Guía de seducción para vendedores
El pragmatismo de la cultura anglosajona ha conseguido desplazar el interés de casi todas las ciencias y de casi todos los instrumentos de conocimiento hacia la competencia y el crecimiento de los beneficios empresariales. Las herramientas filosóficas, militares, teológicas o antropológicas se aplican para elaborar complicadas teorías de gestión empresarial en textos cada vez más numerosos y excéntricos. Una de las aplicaciones más socorridas es la psicológica, apoyada en el hecho incontrovertible de que toda venta es un ejercicio de convencimiento y de que entre los potenciales compradores anglosajones abunda la destreza obsesiva en el análisis de los sentimientos personales. Nada más evidente que relacionar la facturación con la capacidad de seducir, y eso es lo que hace Greene.
El arte de la seducción
Robert Greene Editorial Espasa ISBN 84-239-2549-8
Una posible gracia del texto está en la inversión de prioridades. Contra pronóstico, el autor dedica todos los capítulos del libro menos un apéndice a describir los modos de seducción y definir nueve caracteres básicos de seductor (Sirena, Calavera, Amante Ideal, Dandy, Natural, Coqueta, Encantador, Carismático y Estrella). Otra ventaja es que el texto es divertido, porque está construido sobre anécdotas, escarceos y casos en los que aparecen personajes atractivos, desde Casanova a Lord Byron o desde el emperador Claudio hasta Andy Warhol. Todo es divertido, ligero -por ejemplo, las distintas aproximaciones de Gladstone y Disraeli a la reina Victoria- y engancha al lector con el desfile de hazañas y sucedidos que ilustran la tesis querida por el autor, que es el poder omnímodo -o casi- de la seducción.
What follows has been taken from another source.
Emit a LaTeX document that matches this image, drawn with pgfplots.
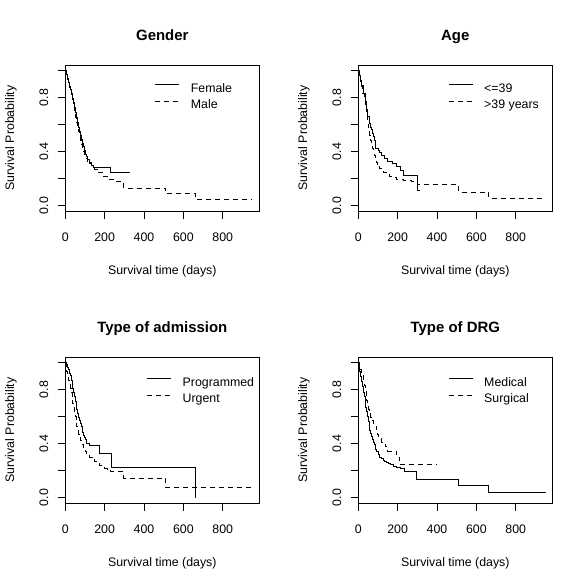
\documentclass[border=0pt]{standalone}
\usepackage{fontspec}
\setmainfont{Liberation Sans}
\usepackage{pgfplots}
\pgfplotsset{compat=1.18}

\pgfplotsset{
  km/.style={
    scale only axis, width=194bp, height=146bp,
    xmin=0, xmax=986, ymin=-0.04, ymax=1.04,
    axis line style={line width=0.9bp},
    xtick={0,200,400,600,800}, xticklabels={0,200,400,600,800},
    ytick={0,0.2,0.4,0.6,0.8,1}, yticklabels={0.0,,0.4,,0.8,},
    tick align=outside, tick pos=left,
    major tick length=7.5bp,
    tick style={line width=0.9bp, black},
    ticklabel style={font=\fontsize{12.4}{14}\selectfont},
    xticklabel style={anchor=base, inner sep=0pt},
    yticklabel style={rotate=90, anchor=base, inner sep=0pt},
    xticklabel shift=22.8bp,
    yticklabel shift=9.8bp,
    label style={font=\fontsize{12.4}{14}\selectfont},
    xlabel={Survival time (days)},
    ylabel={Survival Probability},
    xlabel style={at={(axis description cs:0.5,-0.4315)}, anchor=base, inner sep=0pt},
    ylabel style={at={(axis description cs:-0.2644,0.5)}, anchor=base, inner sep=0pt},
    title style={at={(axis description cs:0.5,1.13)}, anchor=base, inner sep=0pt, font=\bfseries\fontsize{15}{18}\selectfont},
    legend cell align=left,
    legend style={draw=none, fill=none, inner sep=0pt, outer sep=0pt,
      anchor=north west, row sep=4.3bp, column sep=11bp,
      nodes={inner sep=0pt, text height=9bp, text depth=3bp, font=\fontsize{12.4}{14}\selectfont}},
    legend image code/.code={\draw[#1] (0bp,4.3bp) -- (24bp,4.3bp);},
    cycle list={{black, solid},{black, dash pattern=on 5bp off 4bp}},
    every axis plot/.append style={const plot, line width=0.9bp, no marks},
  },
}

\pgfplotstableread{
t s
0 1
5 0.97
10 0.94
15 0.91
20 0.885
25 0.86
30 0.83
35 0.795
40 0.76
45 0.725
50 0.69
55 0.65
60 0.615
65 0.58
70 0.55
75 0.52
80 0.49
85 0.46
90 0.435
95 0.405
100 0.38
106 0.36
113 0.34
122 0.32
132 0.30
142 0.285
232 0.245
330 0.245
}\female
\pgfplotstableread{
t s
0 1
4 0.965
9 0.935
14 0.905
19 0.875
24 0.85
29 0.82
34 0.785
39 0.75
44 0.72
49 0.685
54 0.65
59 0.615
64 0.58
69 0.55
74 0.515
79 0.485
84 0.455
89 0.425
94 0.40
99 0.375
105 0.35
112 0.33
122 0.31
135 0.29
150 0.27
170 0.245
190 0.215
225 0.195
255 0.178
297 0.13
510 0.087
661 0.047
950 0.047
}\male
\pgfplotstableread{
t s
0 1
6 0.96
12 0.92
17 0.89
25 0.83
34 0.77
42 0.71
49 0.66
56 0.61
62 0.58
68 0.56
72 0.535
76 0.51
80 0.485
85 0.44
88 0.42
100 0.41
110 0.39
120 0.37
135 0.35
150 0.33
175 0.31
195 0.29
212 0.26
229 0.225
300 0.114
315 0.114
}\young
\pgfplotstableread{
t s
0 1
5 0.96
10 0.925
17 0.88
23 0.83
30 0.78
35 0.74
39 0.71
43 0.67
46 0.63
50 0.595
54 0.56
58 0.52
63 0.485
67 0.45
71 0.42
76 0.39
80 0.37
85 0.345
90 0.32
96 0.30
102 0.29
110 0.275
119 0.26
130 0.245
144 0.23
160 0.215
178 0.205
195 0.195
229 0.183
271 0.176
300 0.158
510 0.10
663 0.055
950 0.055
}\old
\pgfplotstableread{
t s
0 1
5 0.985
10 0.965
15 0.945
20 0.92
25 0.9
30 0.87
34 0.84
38 0.81
42 0.78
47 0.745
51 0.71
55 0.68
59 0.65
64 0.62
68 0.59
72 0.57
76 0.55
81 0.525
85 0.50
89 0.48
93 0.46
98 0.445
102 0.43
106 0.415
110 0.40
122 0.387
175 0.325
235 0.22
661 0.0
}\programmed
\pgfplotstableread{
t s
0 1
4 0.96
8 0.93
13 0.9
17 0.87
21 0.84
25 0.81
30 0.775
34 0.74
38 0.70
42 0.665
47 0.63
51 0.60
55 0.565
59 0.53
64 0.50
68 0.47
72 0.445
76 0.42
85 0.39
93 0.36
102 0.34
110 0.32
123 0.30
136 0.28
148 0.265
161 0.255
175 0.24
186 0.23
200 0.215
212 0.21
229 0.195
297 0.144
510 0.074
950 0.074
}\urgent
\pgfplotstableread{
t s
0 1
4 0.965
8 0.93
12 0.895
17 0.86
21 0.82
25 0.78
30 0.745
34 0.71
38 0.67
42 0.635
47 0.60
51 0.56
55 0.53
59 0.50
64 0.475
68 0.45
72 0.43
76 0.41
81 0.39
85 0.375
89 0.355
93 0.34
102 0.32
110 0.30
118 0.288
127 0.275
135 0.265
144 0.26
152 0.25
161 0.243
178 0.233
195 0.222
212 0.213
237 0.194
297 0.134
510 0.088
663 0.04
955 0.04
}\medical
\pgfplotstableread{
t s
0 1
6 0.975
12 0.945
17 0.92
22 0.90
26 0.865
30 0.83
34 0.795
39 0.76
43 0.72
47 0.685
52 0.65
56 0.62
62 0.595
68 0.57
76 0.55
85 0.53
93 0.49
98 0.465
102 0.44
119 0.41
136 0.38
150 0.345
195 0.30
210 0.245
400 0.245
}\surgical

\begin{document}
\begin{tikzpicture}
\path[use as bounding box] (0,0) rectangle (586bp,-585bp);

\begin{axis}[km, at={(65.3bp,-65bp)}, anchor=north west, title={Gender},
  legend style={at={(0.4624,0.876)}}]
\addplot table[x=t,y=s] {\female};
\addplot table[x=t,y=s] {\male};
\legend{Female,Male}
\end{axis}

\begin{axis}[km, at={(358.3bp,-65bp)}, anchor=north west, title={Age},
  legend style={at={(0.464,0.876)}}]
\addplot table[x=t,y=s] {\young};
\addplot table[x=t,y=s] {\old};
\legend{<=39,>39 years}
\end{axis}

\begin{axis}[km, at={(65.3bp,-357bp)}, anchor=north west, title={Type of admission},
  legend style={at={(0.42,0.862)}}]
\addplot table[x=t,y=s] {\programmed};
\addplot table[x=t,y=s] {\urgent};
\legend{Programmed,Urgent}
\end{axis}

\begin{axis}[km, at={(358.3bp,-357bp)}, anchor=north west, title={Type of DRG},
  legend style={at={(0.464,0.862)}}]
\addplot table[x=t,y=s] {\medical};
\addplot table[x=t,y=s] {\surgical};
\legend{Medical,Surgical}
\end{axis}
\end{tikzpicture}
\end{document}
Claro que los ejemplos pueden leerse exactamente al revés: como una carencia emocional de quien se deja seducir. Nicolás Boileau lo expresó en términos radicales y sarcásticos: Un sot toujours un plus sot que l'admire. La eficacia del charlatán ambulante, figura con la que puede definirse aproximadamente la capacidad de seducción aplicada a la venta, dependía de la evidencia estadística de que en cualquier grupo humano existe un porcentaje variable de individuos dispuestos a dejarse embaucar..., y otro porcentaje, generalmente mayoritario, que actúa de manera más racional y no suele tragar los cebos. En síntesis, es posible sostener que no existen seductores, sino personas dispuestas a dejarse seducir.
El libro suscita también una cuestión de tipo moral. Para Greene, el objetivo óptimo de un vendedor debe ser la venta sutil, es decir, la que lleva implícita un cierto grado de seducción. Pero la premisa es que la seducción excluye la moralidad; funciona como un juego. Mientras la seducción es un asunto personal, el nihilismo moral es irrelevante. Pero la venta no es sólo un asunto personal. Por ejemplo, la venta sutil tiene, entre otros lemas, 'Aparezcamos como noticia, nunca como publicidad'. ¿Hasta dónde permite el juego amoral confundir la publicidad con información, y viceversa?
Greene no oculta las cartas; al contrario, las resalta. 'Jamás hay que promocionar nuestro mensaje por medio de un argumento directo, racional, pues le supondrá esfuerzo a nuestro público y no obtendrá su atención. Debemos apuntar al corazón, no a la cabeza. (...) Nuestras palabras e imágenes tienen que remover emociones básicas: lujuria, patriotismo, valores familiares'. Pero, ¿de verdad es éste el tipo de seducción que practicaron Disraeli o Byron?